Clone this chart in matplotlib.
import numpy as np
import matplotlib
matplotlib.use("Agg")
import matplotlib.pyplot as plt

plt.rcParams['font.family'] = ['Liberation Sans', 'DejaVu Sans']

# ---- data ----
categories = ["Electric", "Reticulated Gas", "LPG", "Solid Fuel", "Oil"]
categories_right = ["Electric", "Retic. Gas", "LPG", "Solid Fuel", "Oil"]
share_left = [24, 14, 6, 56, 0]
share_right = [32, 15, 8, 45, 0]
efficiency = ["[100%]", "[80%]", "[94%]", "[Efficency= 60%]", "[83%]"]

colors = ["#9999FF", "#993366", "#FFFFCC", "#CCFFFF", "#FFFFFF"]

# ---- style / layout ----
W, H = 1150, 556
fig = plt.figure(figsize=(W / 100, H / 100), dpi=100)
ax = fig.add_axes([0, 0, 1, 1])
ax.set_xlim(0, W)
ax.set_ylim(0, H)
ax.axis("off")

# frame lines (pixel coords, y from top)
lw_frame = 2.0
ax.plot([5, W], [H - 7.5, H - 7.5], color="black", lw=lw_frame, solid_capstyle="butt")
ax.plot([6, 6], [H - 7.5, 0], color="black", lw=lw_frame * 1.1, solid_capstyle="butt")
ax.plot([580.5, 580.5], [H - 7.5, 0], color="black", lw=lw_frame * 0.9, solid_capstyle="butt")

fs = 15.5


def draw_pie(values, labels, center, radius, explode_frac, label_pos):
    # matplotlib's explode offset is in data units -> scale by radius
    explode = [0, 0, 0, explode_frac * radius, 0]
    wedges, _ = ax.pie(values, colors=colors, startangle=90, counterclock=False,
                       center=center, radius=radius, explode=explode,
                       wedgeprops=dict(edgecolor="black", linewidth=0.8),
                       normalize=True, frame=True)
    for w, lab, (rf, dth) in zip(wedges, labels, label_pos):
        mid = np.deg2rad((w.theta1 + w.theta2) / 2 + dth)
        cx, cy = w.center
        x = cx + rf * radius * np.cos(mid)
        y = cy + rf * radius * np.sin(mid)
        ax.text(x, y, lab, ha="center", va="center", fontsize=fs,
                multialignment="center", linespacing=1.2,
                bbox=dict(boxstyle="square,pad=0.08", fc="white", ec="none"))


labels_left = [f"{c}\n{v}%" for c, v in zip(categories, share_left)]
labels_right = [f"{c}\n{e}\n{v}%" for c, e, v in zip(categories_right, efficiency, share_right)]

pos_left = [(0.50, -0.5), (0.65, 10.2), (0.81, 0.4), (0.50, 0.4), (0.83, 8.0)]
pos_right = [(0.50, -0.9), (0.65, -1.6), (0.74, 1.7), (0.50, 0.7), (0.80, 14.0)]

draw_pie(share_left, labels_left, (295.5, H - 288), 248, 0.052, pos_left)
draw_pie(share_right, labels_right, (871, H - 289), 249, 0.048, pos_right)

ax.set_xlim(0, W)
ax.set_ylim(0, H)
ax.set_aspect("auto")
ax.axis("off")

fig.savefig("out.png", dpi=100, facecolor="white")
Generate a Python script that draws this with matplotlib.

__________________________________________________

WHAT TO WORK ON:
Reproduce all data above, unchanged.

ANSWER TO THIS PROBLEM:
Clone this chart in matplotlib.
import numpy as np
import matplotlib
matplotlib.use("Agg")
import matplotlib.pyplot as plt

plt.rcParams['font.family'] = ['Liberation Sans', 'DejaVu Sans']

# ---- data ----
categories = ["Electric", "Reticulated Gas", "LPG", "Solid Fuel", "Oil"]
categories_right = ["Electric", "Retic. Gas", "LPG", "Solid Fuel", "Oil"]
share_left = [24, 14, 6, 56, 0]
share_right = [32, 15, 8, 45, 0]
efficiency = ["[100%]", "[80%]", "[94%]", "[Efficency= 60%]", "[83%]"]

colors = ["#9999FF", "#993366", "#FFFFCC", "#CCFFFF", "#FFFFFF"]

# ---- style / layout ----
W, H = 1150, 556
fig = plt.figure(figsize=(W / 100, H / 100), dpi=100)
ax = fig.add_axes([0, 0, 1, 1])
ax.set_xlim(0, W)
ax.set_ylim(0, H)
ax.axis("off")

# frame lines (pixel coords, y from top)
lw_frame = 2.0
ax.plot([5, W], [H - 7.5, H - 7.5], color="black", lw=lw_frame, solid_capstyle="butt")
ax.plot([6, 6], [H - 7.5, 0], color="black", lw=lw_frame * 1.1, solid_capstyle="butt")
ax.plot([580.5, 580.5], [H - 7.5, 0], color="black", lw=lw_frame * 0.9, solid_capstyle="butt")

fs = 15.5


def draw_pie(values, labels, center, radius, explode_frac, label_pos):
    # matplotlib's explode offset is in data units -> scale by radius
    explode = [0, 0, 0, explode_frac * radius, 0]
    wedges, _ = ax.pie(values, colors=colors, startangle=90, counterclock=False,
                       center=center, radius=radius, explode=explode,
                       wedgeprops=dict(edgecolor="black", linewidth=0.8),
                       normalize=True, frame=True)
    for w, lab, (rf, dth) in zip(wedges, labels, label_pos):
        mid = np.deg2rad((w.theta1 + w.theta2) / 2 + dth)
        cx, cy = w.center
        x = cx + rf * radius * np.cos(mid)
        y = cy + rf * radius * np.sin(mid)
        ax.text(x, y, lab, ha="center", va="center", fontsize=fs,
                multialignment="center", linespacing=1.2,
                bbox=dict(boxstyle="square,pad=0.08", fc="white", ec="none"))


labels_left = [f"{c}\n{v}%" for c, v in zip(categories, share_left)]
labels_right = [f"{c}\n{e}\n{v}%" for c, e, v in zip(categories_right, efficiency, share_right)]

pos_left = [(0.50, -0.5), (0.65, 10.2), (0.81, 0.4), (0.50, 0.4), (0.83, 8.0)]
pos_right = [(0.50, -0.9), (0.65, -1.6), (0.74, 1.7), (0.50, 0.7), (0.80, 14.0)]

draw_pie(share_left, labels_left, (295.5, H - 288), 248, 0.052, pos_left)
draw_pie(share_right, labels_right, (871, H - 289), 249, 0.048, pos_right)

ax.set_xlim(0, W)
ax.set_ylim(0, H)
ax.set_aspect("auto")
ax.axis("off")

fig.savefig("out.png", dpi=100, facecolor="white")
Generate a Python script that draws this with matplotlib.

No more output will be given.